> _WHAT TO DO_: Make an exact copy of all the entries, but do not reproduce the pictures.

> _Records from a data source_:

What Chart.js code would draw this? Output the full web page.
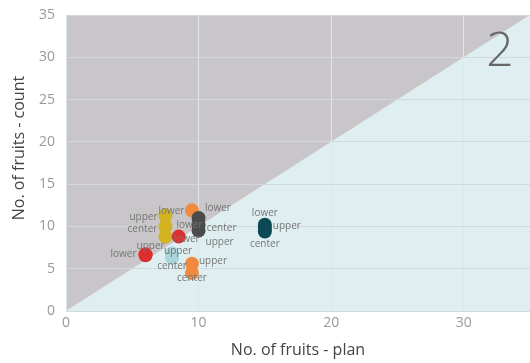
<!DOCTYPE html>
<html>
<head>
<meta charset="utf-8">
<script src="https://cdn.jsdelivr.net/npm/chart.js@4"></script>
<style>
  body { margin: 0; background: #fff; }
  #wrap { width: 530px; height: 363px; }
</style>
</head>
<body>
<div id="wrap"><canvas id="fruit_chart"></canvas></div>
<script>
// plan vs. actual fruit counts, one point per branch position
var planValues  = [7.5, 7.5, 7.5, 9.5, 10, 10, 10, 8.5, 6.0, 6.0, 8.0, 8.0, 9.5, 9.5, 15, 15, 15];
var countValues = [11.3, 10.0, 8.8, 11.9, 11.0, 10.2, 9.5, 8.8, 6.6, 6.7, 6.8, 6.3, 5.6, 4.5, 10.2, 9.8, 9.4];
var pointLabels = ['lower', 'upper', 'center', 'lower', 'lower', 'center', 'upper', 'lower', 'lower',
                   'upper', 'upper', 'center', 'upper', 'center', 'lower', 'upper', 'center'];

var xTicks = [0, 10, 20, 30];
var yTicks = [0, 5, 10, 15, 20, 25, 30, 35];
var diagonal = [0, 35];
var panelNumber = '2';

// colours and label placement (pixel offset from the point)
var pointColors = ['#d3b31f', '#d3b31f', '#d3b31f', '#f08a3e', '#4b4b4b', '#4b4b4b', '#4b4b4b',
                   '#dc2e2e', '#dc2e2e', '#dc2e2e', '#a9d5db', '#a9d5db', '#f08a3e', '#f08a3e',
                   '#0b4a54', '#0b4a54', '#0b4a54'];
var labelOffsets = [[6, -4], [-22, -9], [-23, -7], [26, -2], [-9, 7], [23, 3], [21, 11],
                    [8, 3], [-22, -1], [5, -8], [6, -2], [0, 8], [21, -2], [0, 5],
                    [0, -12], [22, -2], [0, 13]];

function buildPoints() {
    var pts = [];
    for (var i = 0; i < planValues.length; i++) {
        pts.push({x: planValues[i], y: countValues[i]});
    }
    return pts;
}

var diagLine = diagonal.map(function (v) { return {x: v, y: v}; });

var pointLabelPlugin = {
    id: 'pointLabelPlugin',
    afterDatasetsDraw: function (chart) {
        var ctx = chart.ctx;
        var meta = chart.getDatasetMeta(2);
        ctx.save();
        ctx.font = '10px "Open Sans"';
        ctx.fillStyle = '#757575';
        ctx.textAlign = 'center';
        ctx.textBaseline = 'middle';
        meta.data.forEach(function (pt, i) {
            ctx.fillText(pointLabels[i], pt.x + labelOffsets[i][0], pt.y + labelOffsets[i][1]);
        });
        ctx.restore();
    }
};

var decorPlugin = {
    id: 'decorPlugin',
    afterDraw: function (chart) {
        var ctx = chart.ctx;
        var area = chart.chartArea;
        ctx.save();
        // big panel number in the corner
        ctx.font = '300 48px "Open Sans"';
        ctx.fillStyle = '#666';
        ctx.textAlign = 'center';
        ctx.textBaseline = 'middle';
        ctx.fillText(panelNumber, area.right - 30, area.top + 37);
        // y axis title
        ctx.translate(19, (area.top + area.bottom) / 2 - 15);
        ctx.rotate(-Math.PI / 2);
        ctx.font = '16px "Open Sans"';
        ctx.fillStyle = '#444';
        ctx.fillText('No. of fruits - count', 0, 0);
        ctx.restore();
    }
};

var fc = document.getElementById('fruit_chart');
var fruitChart = new Chart(fc, {
    type: 'scatter',
    data: {
        datasets: [{
            type: 'line',
            data: diagLine,
            borderWidth: 0,
            pointRadius: 0,
            backgroundColor: '#c8c6c8',
            fill: 'end'
        },
        {
            type: 'line',
            data: diagLine,
            borderWidth: 0,
            pointRadius: 0,
            backgroundColor: '#dfeef0',
            fill: 'origin'
        },
        {
            data: buildPoints(),
            pointRadius: 7,
            pointHoverRadius: 7,
            pointBorderWidth: 0,
            backgroundColor: pointColors
        }]
    },
    options: {
        responsive: true,
        maintainAspectRatio: false,
        animation: false,
        layout: {
            autoPadding: false,
            padding: {top: 15, right: 0, left: 0, bottom: 0}
        },
        plugins: {
            legend: {display: false},
            tooltip: {enabled: false},
            filler: {drawTime: 'beforeDraw'}
        },
        scales: {
            x: {
                type: 'linear',
                min: 0,
                max: 35,
                afterBuildTicks: function (axis) {
                    axis.ticks = xTicks.map(function (v) { return {value: v}; });
                },
                afterFit: function (axis) {
                    axis.height = 52;
                    axis.paddingRight = 0;
                    axis.paddingLeft = 0;
                },
                grid: {color: '#dde8ea', drawTicks: false},
                border: {display: false},
                ticks: {
                    padding: 4,
                    color: '#999',
                    font: {family: 'Open Sans', size: 14}
                },
                title: {
                    display: true,
                    text: 'No. of fruits - plan',
                    color: '#444',
                    padding: {top: 0, bottom: 3},
                    font: {family: 'Open Sans', size: 16}
                }
            },
            y: {
                min: 0,
                max: 35,
                afterBuildTicks: function (axis) {
                    axis.ticks = yTicks.map(function (v) { return {value: v}; });
                },
                afterFit: function (axis) {
                    axis.width = 66;
                    axis.paddingTop = 0;
                    axis.paddingBottom = 0;
                },
                grid: {color: '#d3d8d9', drawTicks: false},
                border: {display: false},
                ticks: {
                    padding: 11,
                    color: '#999',
                    font: {family: 'Open Sans', size: 14}
                }
            }
        }
    },
    plugins: [pointLabelPlugin, decorPlugin]
});
</script>
</body>
</html>
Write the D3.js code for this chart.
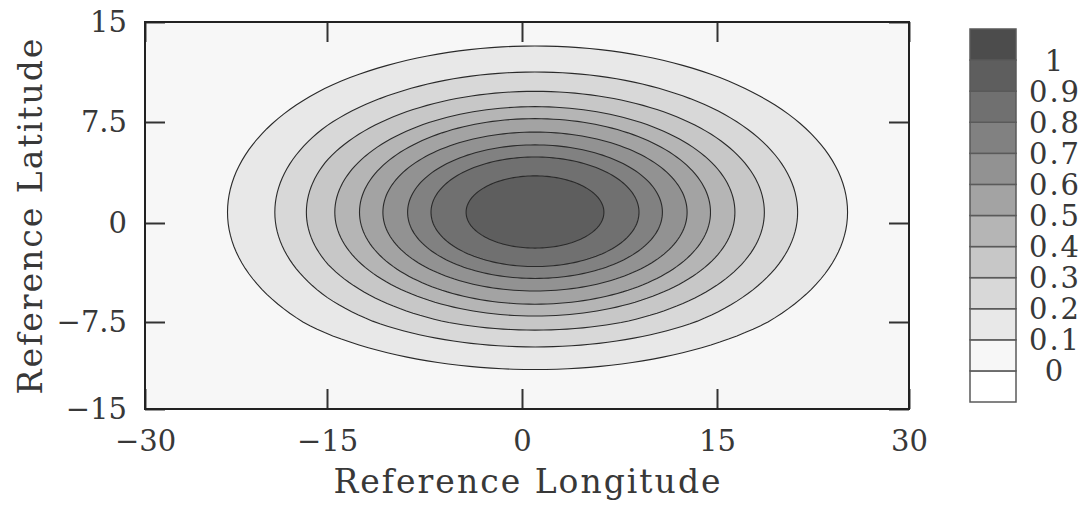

> _FULL SOLUTION_:
What Chart.js code would draw this? Output the full web page.
<!DOCTYPE html>
<html>
<head>
<meta charset="utf-8">
<script src="https://cdn.jsdelivr.net/npm/chart.js@4"></script>
<style>
  body { margin: 0; background: #fff; }
  #wrap { width: 530px; height: 363px; }
</style>
</head>
<body>
<div id="wrap"><canvas id="fruit_chart"></canvas></div>
<script>
// plan vs. actual fruit counts, one point per branch position
var planValues  = [7.5, 7.5, 7.5, 9.5, 10, 10, 10, 8.5, 6.0, 6.0, 8.0, 8.0, 9.5, 9.5, 15, 15, 15];
var countValues = [11.3, 10.0, 8.8, 11.9, 11.0, 10.2, 9.5, 8.8, 6.6, 6.7, 6.8, 6.3, 5.6, 4.5, 10.2, 9.8, 9.4];
var pointLabels = ['lower', 'upper', 'center', 'lower', 'lower', 'center', 'upper', 'lower', 'lower',
                   'upper', 'upper', 'center', 'upper', 'center', 'lower', 'upper', 'center'];

var xTicks = [0, 10, 20, 30];
var yTicks = [0, 5, 10, 15, 20, 25, 30, 35];
var diagonal = [0, 35];
var panelNumber = '2';

// colours and label placement (pixel offset from the point)
var pointColors = ['#d3b31f', '#d3b31f', '#d3b31f', '#f08a3e', '#4b4b4b', '#4b4b4b', '#4b4b4b',
                   '#dc2e2e', '#dc2e2e', '#dc2e2e', '#a9d5db', '#a9d5db', '#f08a3e', '#f08a3e',
                   '#0b4a54', '#0b4a54', '#0b4a54'];
var labelOffsets = [[6, -4], [-22, -9], [-23, -7], [26, -2], [-9, 7], [23, 3], [21, 11],
                    [8, 3], [-22, -1], [5, -8], [6, -2], [0, 8], [21, -2], [0, 5],
                    [0, -12], [22, -2], [0, 13]];

function buildPoints() {
    var pts = [];
    for (var i = 0; i < planValues.length; i++) {
        pts.push({x: planValues[i], y: countValues[i]});
    }
    return pts;
}

var diagLine = diagonal.map(function (v) { return {x: v, y: v}; });

var pointLabelPlugin = {
    id: 'pointLabelPlugin',
    afterDatasetsDraw: function (chart) {
        var ctx = chart.ctx;
        var meta = chart.getDatasetMeta(2);
        ctx.save();
        ctx.font = '10px "Open Sans"';
        ctx.fillStyle = '#757575';
        ctx.textAlign = 'center';
        ctx.textBaseline = 'middle';
        meta.data.forEach(function (pt, i) {
            ctx.fillText(pointLabels[i], pt.x + labelOffsets[i][0], pt.y + labelOffsets[i][1]);
        });
        ctx.restore();
    }
};

var decorPlugin = {
    id: 'decorPlugin',
    afterDraw: function (chart) {
        var ctx = chart.ctx;
        var area = chart.chartArea;
        ctx.save();
        // big panel number in the corner
        ctx.font = '300 48px "Open Sans"';
        ctx.fillStyle = '#666';
        ctx.textAlign = 'center';
        ctx.textBaseline = 'middle';
        ctx.fillText(panelNumber, area.right - 30, area.top + 37);
        // y axis title
        ctx.translate(19, (area.top + area.bottom) / 2 - 15);
        ctx.rotate(-Math.PI / 2);
        ctx.font = '16px "Open Sans"';
        ctx.fillStyle = '#444';
        ctx.fillText('No. of fruits - count', 0, 0);
        ctx.restore();
    }
};

var fc = document.getElementById('fruit_chart');
var fruitChart = new Chart(fc, {
    type: 'scatter',
    data: {
        datasets: [{
            type: 'line',
            data: diagLine,
            borderWidth: 0,
            pointRadius: 0,
            backgroundColor: '#c8c6c8',
            fill: 'end'
        },
        {
            type: 'line',
            data: diagLine,
            borderWidth: 0,
            pointRadius: 0,
            backgroundColor: '#dfeef0',
            fill: 'origin'
        },
        {
            data: buildPoints(),
            pointRadius: 7,
            pointHoverRadius: 7,
            pointBorderWidth: 0,
            backgroundColor: pointColors
        }]
    },
    options: {
        responsive: true,
        maintainAspectRatio: false,
        animation: false,
        layout: {
            autoPadding: false,
            padding: {top: 15, right: 0, left: 0, bottom: 0}
        },
        plugins: {
            legend: {display: false},
            tooltip: {enabled: false},
            filler: {drawTime: 'beforeDraw'}
        },
        scales: {
            x: {
                type: 'linear',
                min: 0,
                max: 35,
                afterBuildTicks: function (axis) {
                    axis.ticks = xTicks.map(function (v) { return {value: v}; });
                },
                afterFit: function (axis) {
                    axis.height = 52;
                    axis.paddingRight = 0;
                    axis.paddingLeft = 0;
                },
                grid: {color: '#dde8ea', drawTicks: false},
                border: {display: false},
                ticks: {
                    padding: 4,
                    color: '#999',
                    font: {family: 'Open Sans', size: 14}
                },
                title: {
                    display: true,
                    text: 'No. of fruits - plan',
                    color: '#444',
                    padding: {top: 0, bottom: 3},
                    font: {family: 'Open Sans', size: 16}
                }
            },
            y: {
                min: 0,
                max: 35,
                afterBuildTicks: function (axis) {
                    axis.ticks = yTicks.map(function (v) { return {value: v}; });
                },
                afterFit: function (axis) {
                    axis.width = 66;
                    axis.paddingTop = 0;
                    axis.paddingBottom = 0;
                },
                grid: {color: '#d3d8d9', drawTicks: false},
                border: {display: false},
                ticks: {
                    padding: 11,
                    color: '#999',
                    font: {family: 'Open Sans', size: 14}
                }
            }
        }
    },
    plugins: [pointLabelPlugin, decorPlugin]
});
</script>
</body>
</html>
Write the D3.js code for this chart.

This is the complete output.